Methods Allocation: randomised.
 Design: single‐centre.
 Duration: 9 months.
 Setting: community, residential.
Location: West Los Angeles county, Ca, USA.
Participants Diagnosis: schizophrenia and or major affective disorder with co‐occurring substance disorder.*
 N = 276 (132 were included in analysis).
 Age: mean ˜ 37 years.
 Sex: 232 M, 44 F.
 Ethnicity: 58% white.
 Inclusion criteria: homeless, substance abuse within past year.
Interventions 1. Psychosocial intervention: integrated mental health and substance use treatment. Residential: educational groups, 12‐step programmes including AA or NA, discussion groups, individual counselling, case management, psychiatric consultation, ongoing medication management, general community activities. N = 67.

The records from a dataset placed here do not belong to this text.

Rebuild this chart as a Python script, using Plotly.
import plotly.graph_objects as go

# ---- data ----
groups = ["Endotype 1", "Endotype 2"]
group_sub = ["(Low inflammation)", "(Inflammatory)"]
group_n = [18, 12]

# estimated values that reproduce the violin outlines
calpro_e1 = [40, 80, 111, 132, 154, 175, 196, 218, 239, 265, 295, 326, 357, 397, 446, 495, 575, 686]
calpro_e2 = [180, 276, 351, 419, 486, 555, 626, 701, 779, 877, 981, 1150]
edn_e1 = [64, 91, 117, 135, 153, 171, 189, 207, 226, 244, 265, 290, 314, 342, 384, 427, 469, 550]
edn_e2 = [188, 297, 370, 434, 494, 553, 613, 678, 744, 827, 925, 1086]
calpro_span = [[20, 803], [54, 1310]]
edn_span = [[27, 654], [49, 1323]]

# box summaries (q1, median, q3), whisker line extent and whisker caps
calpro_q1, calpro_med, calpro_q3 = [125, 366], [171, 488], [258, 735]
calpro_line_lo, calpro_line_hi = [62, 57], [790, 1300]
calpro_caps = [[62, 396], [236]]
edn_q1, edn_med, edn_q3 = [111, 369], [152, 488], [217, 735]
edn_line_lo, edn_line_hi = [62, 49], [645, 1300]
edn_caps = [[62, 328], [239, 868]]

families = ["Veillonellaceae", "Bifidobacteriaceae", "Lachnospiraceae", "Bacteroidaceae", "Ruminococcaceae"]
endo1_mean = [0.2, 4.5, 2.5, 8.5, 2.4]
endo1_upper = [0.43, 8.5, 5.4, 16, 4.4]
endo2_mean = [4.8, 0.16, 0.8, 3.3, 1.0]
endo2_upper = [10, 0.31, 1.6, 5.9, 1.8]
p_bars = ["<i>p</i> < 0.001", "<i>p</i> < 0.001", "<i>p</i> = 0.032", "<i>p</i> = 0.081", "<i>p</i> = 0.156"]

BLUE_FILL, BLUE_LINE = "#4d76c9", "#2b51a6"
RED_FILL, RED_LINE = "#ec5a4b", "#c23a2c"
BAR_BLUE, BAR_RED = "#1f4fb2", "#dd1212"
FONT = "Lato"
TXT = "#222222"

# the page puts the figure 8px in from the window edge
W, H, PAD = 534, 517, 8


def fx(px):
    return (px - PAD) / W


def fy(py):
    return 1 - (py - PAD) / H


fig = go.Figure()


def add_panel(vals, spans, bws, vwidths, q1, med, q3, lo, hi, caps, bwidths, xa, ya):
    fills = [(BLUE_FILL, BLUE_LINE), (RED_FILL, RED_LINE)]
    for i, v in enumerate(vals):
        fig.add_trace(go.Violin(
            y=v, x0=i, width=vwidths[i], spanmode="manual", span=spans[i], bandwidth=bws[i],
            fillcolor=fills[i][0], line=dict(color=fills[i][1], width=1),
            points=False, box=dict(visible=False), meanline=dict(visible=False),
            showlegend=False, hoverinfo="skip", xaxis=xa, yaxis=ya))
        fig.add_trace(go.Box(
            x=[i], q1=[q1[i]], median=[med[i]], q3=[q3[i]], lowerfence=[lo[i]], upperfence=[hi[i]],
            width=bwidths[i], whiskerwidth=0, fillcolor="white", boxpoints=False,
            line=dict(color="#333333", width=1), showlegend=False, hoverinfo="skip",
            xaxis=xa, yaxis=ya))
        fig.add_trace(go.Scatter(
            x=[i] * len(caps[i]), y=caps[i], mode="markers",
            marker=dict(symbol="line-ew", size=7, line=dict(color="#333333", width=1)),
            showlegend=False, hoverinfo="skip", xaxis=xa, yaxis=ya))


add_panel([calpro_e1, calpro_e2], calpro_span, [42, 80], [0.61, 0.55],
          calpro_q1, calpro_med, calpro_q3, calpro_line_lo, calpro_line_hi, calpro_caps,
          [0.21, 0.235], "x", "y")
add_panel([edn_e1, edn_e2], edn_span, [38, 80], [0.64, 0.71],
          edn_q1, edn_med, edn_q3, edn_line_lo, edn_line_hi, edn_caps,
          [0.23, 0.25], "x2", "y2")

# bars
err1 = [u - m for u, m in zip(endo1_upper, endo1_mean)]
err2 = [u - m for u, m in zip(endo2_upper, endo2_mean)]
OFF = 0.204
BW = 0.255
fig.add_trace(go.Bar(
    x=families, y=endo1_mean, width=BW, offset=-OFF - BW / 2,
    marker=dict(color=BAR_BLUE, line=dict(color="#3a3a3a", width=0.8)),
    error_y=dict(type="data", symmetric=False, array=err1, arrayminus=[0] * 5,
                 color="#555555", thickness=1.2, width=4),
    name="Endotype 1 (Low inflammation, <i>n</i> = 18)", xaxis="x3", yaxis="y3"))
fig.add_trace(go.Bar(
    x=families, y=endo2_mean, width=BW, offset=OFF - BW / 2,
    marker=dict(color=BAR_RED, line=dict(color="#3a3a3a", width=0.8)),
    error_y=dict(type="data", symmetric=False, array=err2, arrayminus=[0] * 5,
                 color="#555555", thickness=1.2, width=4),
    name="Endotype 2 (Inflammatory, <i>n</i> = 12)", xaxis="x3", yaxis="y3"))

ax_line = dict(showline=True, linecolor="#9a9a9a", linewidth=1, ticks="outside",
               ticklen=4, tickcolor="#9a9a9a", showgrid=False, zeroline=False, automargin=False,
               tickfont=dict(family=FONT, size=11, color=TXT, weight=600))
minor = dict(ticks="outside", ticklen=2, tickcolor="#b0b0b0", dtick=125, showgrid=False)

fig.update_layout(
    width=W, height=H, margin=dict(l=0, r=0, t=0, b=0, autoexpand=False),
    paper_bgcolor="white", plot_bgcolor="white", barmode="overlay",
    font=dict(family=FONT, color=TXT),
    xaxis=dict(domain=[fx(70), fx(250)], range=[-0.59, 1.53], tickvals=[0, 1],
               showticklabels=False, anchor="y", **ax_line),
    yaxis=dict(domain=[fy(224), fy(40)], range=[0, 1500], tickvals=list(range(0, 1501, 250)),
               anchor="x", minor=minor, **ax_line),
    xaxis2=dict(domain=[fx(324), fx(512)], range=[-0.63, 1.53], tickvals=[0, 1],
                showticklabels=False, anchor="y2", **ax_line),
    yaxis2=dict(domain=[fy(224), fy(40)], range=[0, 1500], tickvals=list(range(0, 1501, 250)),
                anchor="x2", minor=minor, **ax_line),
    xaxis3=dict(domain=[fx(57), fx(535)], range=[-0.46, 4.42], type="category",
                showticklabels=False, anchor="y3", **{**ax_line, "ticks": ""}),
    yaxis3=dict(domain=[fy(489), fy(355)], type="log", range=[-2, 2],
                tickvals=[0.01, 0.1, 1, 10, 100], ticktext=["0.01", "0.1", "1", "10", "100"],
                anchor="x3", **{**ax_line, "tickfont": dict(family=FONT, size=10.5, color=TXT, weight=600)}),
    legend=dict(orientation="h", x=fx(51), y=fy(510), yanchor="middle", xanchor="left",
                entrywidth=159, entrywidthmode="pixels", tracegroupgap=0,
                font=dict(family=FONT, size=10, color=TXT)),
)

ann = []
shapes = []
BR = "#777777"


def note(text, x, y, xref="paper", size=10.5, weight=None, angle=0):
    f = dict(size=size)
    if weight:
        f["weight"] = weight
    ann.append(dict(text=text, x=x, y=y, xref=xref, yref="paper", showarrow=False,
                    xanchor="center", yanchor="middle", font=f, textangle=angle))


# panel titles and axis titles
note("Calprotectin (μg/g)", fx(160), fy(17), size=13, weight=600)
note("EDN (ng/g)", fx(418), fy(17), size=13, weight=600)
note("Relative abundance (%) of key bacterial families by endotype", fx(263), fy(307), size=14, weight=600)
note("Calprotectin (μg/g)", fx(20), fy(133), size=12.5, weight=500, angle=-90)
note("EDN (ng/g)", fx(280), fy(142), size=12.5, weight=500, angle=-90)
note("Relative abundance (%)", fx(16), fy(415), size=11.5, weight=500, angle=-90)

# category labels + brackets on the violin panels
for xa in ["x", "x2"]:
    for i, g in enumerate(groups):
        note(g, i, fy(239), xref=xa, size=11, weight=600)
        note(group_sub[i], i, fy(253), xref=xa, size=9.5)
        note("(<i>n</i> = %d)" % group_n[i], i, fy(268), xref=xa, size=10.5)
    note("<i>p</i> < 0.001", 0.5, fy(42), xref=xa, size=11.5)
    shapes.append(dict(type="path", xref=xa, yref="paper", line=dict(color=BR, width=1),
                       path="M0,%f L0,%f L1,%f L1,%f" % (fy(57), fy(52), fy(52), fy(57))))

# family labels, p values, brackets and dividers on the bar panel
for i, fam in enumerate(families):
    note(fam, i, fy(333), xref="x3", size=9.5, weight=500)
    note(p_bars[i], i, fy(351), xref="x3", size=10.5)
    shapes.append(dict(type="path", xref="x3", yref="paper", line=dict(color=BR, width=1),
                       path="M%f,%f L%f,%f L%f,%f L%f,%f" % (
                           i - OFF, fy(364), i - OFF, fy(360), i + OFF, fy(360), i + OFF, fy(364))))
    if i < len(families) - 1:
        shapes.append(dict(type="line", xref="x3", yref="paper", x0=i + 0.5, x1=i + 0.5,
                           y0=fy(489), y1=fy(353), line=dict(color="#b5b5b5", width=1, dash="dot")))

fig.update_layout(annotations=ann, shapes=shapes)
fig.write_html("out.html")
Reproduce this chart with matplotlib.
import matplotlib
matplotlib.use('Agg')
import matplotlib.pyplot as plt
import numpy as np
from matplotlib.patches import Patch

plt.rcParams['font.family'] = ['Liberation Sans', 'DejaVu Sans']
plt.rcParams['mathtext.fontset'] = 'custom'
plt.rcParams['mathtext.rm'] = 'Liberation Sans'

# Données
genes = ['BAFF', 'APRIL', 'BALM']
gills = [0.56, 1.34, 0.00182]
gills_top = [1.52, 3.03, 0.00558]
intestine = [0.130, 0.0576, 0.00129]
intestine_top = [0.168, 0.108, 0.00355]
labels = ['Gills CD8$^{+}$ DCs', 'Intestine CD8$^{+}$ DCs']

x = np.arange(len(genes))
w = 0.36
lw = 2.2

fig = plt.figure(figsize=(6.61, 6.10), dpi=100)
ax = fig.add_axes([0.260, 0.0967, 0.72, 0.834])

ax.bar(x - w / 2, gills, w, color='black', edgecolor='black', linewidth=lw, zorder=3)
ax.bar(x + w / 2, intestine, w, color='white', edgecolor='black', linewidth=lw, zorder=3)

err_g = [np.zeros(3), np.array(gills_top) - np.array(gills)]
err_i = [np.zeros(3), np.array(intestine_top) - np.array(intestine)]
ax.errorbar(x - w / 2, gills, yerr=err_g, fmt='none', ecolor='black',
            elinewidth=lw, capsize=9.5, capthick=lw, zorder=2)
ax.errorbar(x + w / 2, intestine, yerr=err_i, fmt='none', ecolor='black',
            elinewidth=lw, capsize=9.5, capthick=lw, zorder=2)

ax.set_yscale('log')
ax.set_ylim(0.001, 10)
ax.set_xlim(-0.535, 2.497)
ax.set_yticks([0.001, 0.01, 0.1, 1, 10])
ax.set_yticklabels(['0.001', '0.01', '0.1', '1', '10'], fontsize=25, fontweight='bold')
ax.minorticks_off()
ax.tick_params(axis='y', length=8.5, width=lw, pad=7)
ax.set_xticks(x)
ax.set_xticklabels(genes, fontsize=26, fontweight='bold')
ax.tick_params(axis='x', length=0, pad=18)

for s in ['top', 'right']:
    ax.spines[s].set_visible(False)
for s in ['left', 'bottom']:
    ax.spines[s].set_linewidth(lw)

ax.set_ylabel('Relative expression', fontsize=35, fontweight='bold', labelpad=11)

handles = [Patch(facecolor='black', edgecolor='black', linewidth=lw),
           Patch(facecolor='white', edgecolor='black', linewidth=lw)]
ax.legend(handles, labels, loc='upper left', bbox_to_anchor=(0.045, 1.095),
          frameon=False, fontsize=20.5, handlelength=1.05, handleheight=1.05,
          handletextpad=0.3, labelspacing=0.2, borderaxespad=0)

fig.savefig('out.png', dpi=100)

 2. Psychosocial intervention: non‐residential: above model operating 1‐9 PM 5 days/week, more case management for basic needs. N = 144.**
 3. Standard care: routine care with no special intervention but free to access other services (shelters, mental health clinics, AA groups). N = 65.
Outcomes Leaving the study early: lost to evaluation.
Unable to use
 Substance use: level of alcohol in previous 30 days (modified measure used).
 Mental state: SCL‐90 and PERI ( modified version of scales used).
 Homelessness: number of days living in independent housing (data skewed).
Notes ITT analysis.
* Schizophrenia, 6%; major affective disorder, 60%, both 34%.
** Only residential and control group data used. Non residential intervention did not meet a priori category.
Authors kindly provided further data.
Participants paid $10 for each assessment interview.
Risk of bias
Bias Authors' judgement Support for judgement
Random sequence generation (selection bias) Unclear risk Randomised, no further description. Assignment to non‐residential group was set at twice that of the other groups requiring a larger sample size.
Allocation concealment (selection bias) Unclear risk Unclear, no details.
Blinding of participants and personnel (performance bias) 
 All outcomes High risk Clinician‐/participant‐mediated and participants and personnel not blinded. It is not possible to blind a psychosocial intervention.
Blinding of outcome assessment (detection bias) 
 All outcomes Unclear risk Unclear if raters were independent or blind.
Incomplete outcome data (attrition bias) 
 All outcomes Unclear risk Lost to follow‐up: 38% (50/132) 9 months.
No reasons given for dropouts.
Selective reporting (reporting bias) Unclear risk No protocol to compare outcomes reported. In the published articles, means and SD were not reported, but were kindly provided by the author.
Other bias Low risk No evidence other biases are occurring.